Exercise goal: Set the lines down again exactly, first line through the line that contains "var myChart = echarts.init(document.getElementById('main'));", with no pictures.

Given material:

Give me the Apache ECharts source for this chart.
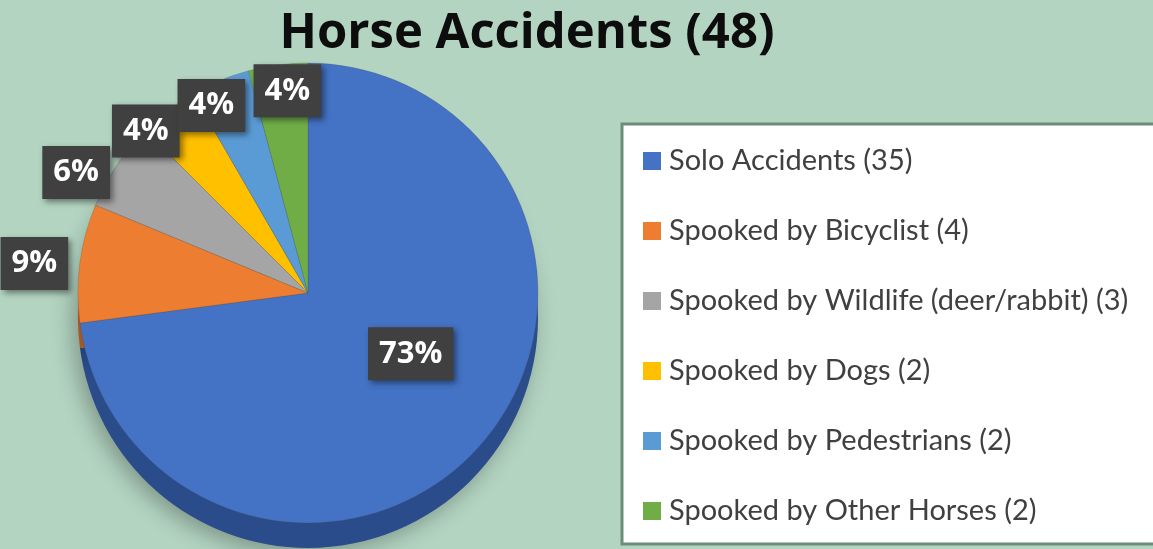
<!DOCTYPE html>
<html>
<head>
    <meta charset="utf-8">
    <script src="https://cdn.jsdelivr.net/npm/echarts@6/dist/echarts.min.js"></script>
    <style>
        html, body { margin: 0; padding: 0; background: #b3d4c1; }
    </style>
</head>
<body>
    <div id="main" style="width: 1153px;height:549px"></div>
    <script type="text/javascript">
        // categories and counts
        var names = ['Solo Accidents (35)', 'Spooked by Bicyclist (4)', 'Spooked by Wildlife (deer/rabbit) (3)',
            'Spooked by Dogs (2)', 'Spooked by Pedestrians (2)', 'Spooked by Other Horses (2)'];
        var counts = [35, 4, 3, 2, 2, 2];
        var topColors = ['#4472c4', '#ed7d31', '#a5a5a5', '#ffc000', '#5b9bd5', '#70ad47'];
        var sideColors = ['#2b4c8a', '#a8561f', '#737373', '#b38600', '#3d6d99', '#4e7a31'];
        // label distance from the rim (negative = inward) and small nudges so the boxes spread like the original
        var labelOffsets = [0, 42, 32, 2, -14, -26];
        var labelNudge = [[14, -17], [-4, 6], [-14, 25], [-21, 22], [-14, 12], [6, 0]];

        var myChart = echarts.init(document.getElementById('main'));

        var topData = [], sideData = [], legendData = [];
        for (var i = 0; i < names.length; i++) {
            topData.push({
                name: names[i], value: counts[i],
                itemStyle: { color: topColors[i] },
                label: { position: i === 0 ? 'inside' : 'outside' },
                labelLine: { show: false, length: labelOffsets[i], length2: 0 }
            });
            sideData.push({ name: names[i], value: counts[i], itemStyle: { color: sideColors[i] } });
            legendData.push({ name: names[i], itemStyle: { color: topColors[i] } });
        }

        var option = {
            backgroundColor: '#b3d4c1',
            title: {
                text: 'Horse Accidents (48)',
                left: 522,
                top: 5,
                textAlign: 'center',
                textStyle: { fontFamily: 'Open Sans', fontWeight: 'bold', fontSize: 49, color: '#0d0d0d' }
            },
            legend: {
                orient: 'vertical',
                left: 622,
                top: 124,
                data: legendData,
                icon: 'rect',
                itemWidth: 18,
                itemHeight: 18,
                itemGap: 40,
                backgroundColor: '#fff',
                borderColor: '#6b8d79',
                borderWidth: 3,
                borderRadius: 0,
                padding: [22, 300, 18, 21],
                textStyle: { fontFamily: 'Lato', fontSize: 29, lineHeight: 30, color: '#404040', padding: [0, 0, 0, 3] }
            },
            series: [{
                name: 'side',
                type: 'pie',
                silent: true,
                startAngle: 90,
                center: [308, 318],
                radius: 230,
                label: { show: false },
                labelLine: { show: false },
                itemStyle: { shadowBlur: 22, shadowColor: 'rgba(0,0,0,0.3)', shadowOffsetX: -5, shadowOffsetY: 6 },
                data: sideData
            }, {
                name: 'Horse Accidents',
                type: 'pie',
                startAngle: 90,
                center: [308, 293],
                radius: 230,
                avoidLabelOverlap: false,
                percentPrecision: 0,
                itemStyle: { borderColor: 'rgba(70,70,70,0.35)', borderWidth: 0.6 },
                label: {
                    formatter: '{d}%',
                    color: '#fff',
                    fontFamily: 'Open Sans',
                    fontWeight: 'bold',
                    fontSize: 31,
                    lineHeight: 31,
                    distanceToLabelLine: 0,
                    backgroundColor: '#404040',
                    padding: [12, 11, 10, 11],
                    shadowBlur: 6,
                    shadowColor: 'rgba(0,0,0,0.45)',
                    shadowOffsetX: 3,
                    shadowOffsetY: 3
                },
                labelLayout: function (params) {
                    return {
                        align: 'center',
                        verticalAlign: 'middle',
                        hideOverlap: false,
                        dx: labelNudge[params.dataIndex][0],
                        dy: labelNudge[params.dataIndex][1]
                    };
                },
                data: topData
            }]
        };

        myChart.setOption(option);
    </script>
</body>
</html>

Solution to this exercise:
Give me the Apache ECharts source for this chart.
<!DOCTYPE html>
<html>
<head>
    <meta charset="utf-8">
    <script src="https://cdn.jsdelivr.net/npm/echarts@6/dist/echarts.min.js"></script>
    <style>
        html, body { margin: 0; padding: 0; background: #b3d4c1; }
    </style>
</head>
<body>
    <div id="main" style="width: 1153px;height:549px"></div>
    <script type="text/javascript">
        // categories and counts
        var names = ['Solo Accidents (35)', 'Spooked by Bicyclist (4)', 'Spooked by Wildlife (deer/rabbit) (3)',
            'Spooked by Dogs (2)', 'Spooked by Pedestrians (2)', 'Spooked by Other Horses (2)'];
        var counts = [35, 4, 3, 2, 2, 2];
        var topColors = ['#4472c4', '#ed7d31', '#a5a5a5', '#ffc000', '#5b9bd5', '#70ad47'];
        var sideColors = ['#2b4c8a', '#a8561f', '#737373', '#b38600', '#3d6d99', '#4e7a31'];
        // label distance from the rim (negative = inward) and small nudges so the boxes spread like the original
        var labelOffsets = [0, 42, 32, 2, -14, -26];
        var labelNudge = [[14, -17], [-4, 6], [-14, 25], [-21, 22], [-14, 12], [6, 0]];

        var myChart = echarts.init(document.getElementById('main'));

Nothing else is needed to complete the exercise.